SELFRIDGES INTERNATIONAL SERVICES
Architectural restoration and Interiors for Selfridges and Co. Selfridges, Oxford Street, London
Selfridges, Oxford Street, London 2015
A multi-million pound investment, and part of the architectural restoration of the Neo Classical building, the department tripled in size and now occupies 16,000 sq ft of prime retail space. Set above the main entrance to the store and the iconic Queen of Time clock, the space houses a series of halls, lounges, dedicated VIP areas, libraries, a theatre Desk, a Mac bar and Faith Room.
This demonstrates Selfridges’ exceptional commitment to their International Customers providing a luxurious and comfortable environment where they process their taxes. The studio looked to the golden age of travel in the early 1900s when Selfridges opened, and the fashionable Palm Court restaurant that previously existed on the site. This influenced the reinstatement of the historic Selfridges detailing and scale of the rooms, including huge areas of hand painted glass and striking marble floors.
FORTNUM & MASON BEAUTY FLOOR
Architectural reconfiguration and Interiors for Fortnum & Mason, Piccadilly, London
Fortnum & Mason, Piccadilly, London 2015
Covering almost the whole 2nd floor, the concept is based on the idea of the Georgian salon in which ladies selected on a one-to-one basis. The design approach also reflects the heritage of Fortnum & Mason, established in 1707, with an elegant deportment combined with moments of folly and whimsy. Emphasis was on creating an environment for consultation – a place to dwell, interact with staff and become educated about the products in these specialist sensorial departments.
The Floor, designed with carefully considered proportion, gives the experience of walking though a series of rooms in a fabulous women’s boudoir suite to discover a collection of precious gems rather like the finds of a women’s Grand Tour.

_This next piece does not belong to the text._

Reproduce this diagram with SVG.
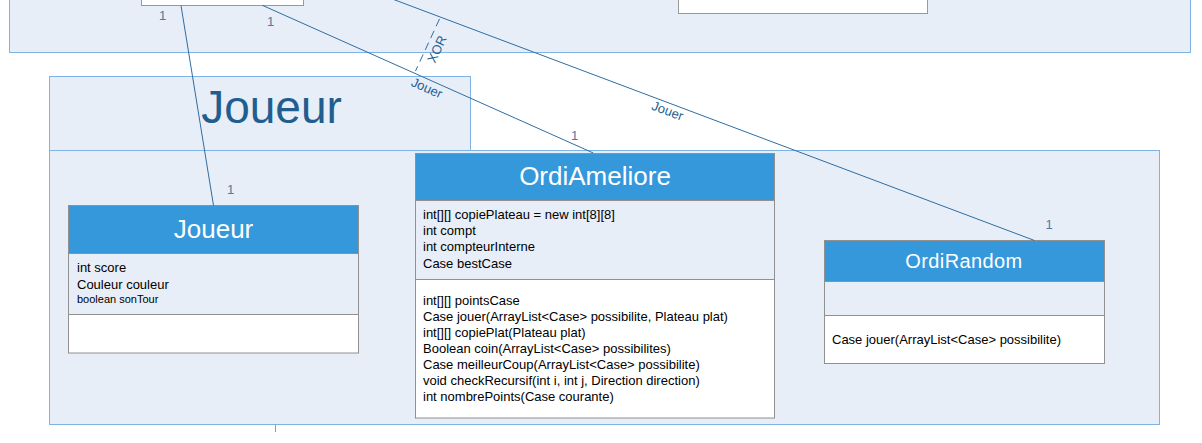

Similar to a coveted jewelry box, it is furnished with rarefied materials and semi precious stones such pinky rose quartz, Amazonian malachite, through to fine veneers in figured sycamore and bird’s eye maple. Throughout, illustration is used, taking inspiration from Fortnum & Mason’s archives.
This year marks the 125th anniversary of Smythson of Bond Street, which was founded in 1887 and has catered to members of the Royal Family and celebrities.
Bartlett worked with the company’s board of directors, including Creative Consultant, Samantha Cameron, to give the store a new concept that encompassed all of the brand’s components, from diary and paper, to leather goods, and their bespoke department.
“What is wonderful is that it’s turned into a sort of department store,” said Bartlett. “It’s not just paper; what we wanted to do was open the store up, take it back to its original size and create mini-departments.”
Bartlett drew from the company’s rich history for the interiors of the store, but reinterpreted the 3,300 feet space with the contemporary consumer in mind.
“One of the first things we try to do when working with heritage materials is to bring that sense of heritage and oldness to a project while keeping it a real contemporary form,” explained Bartlett.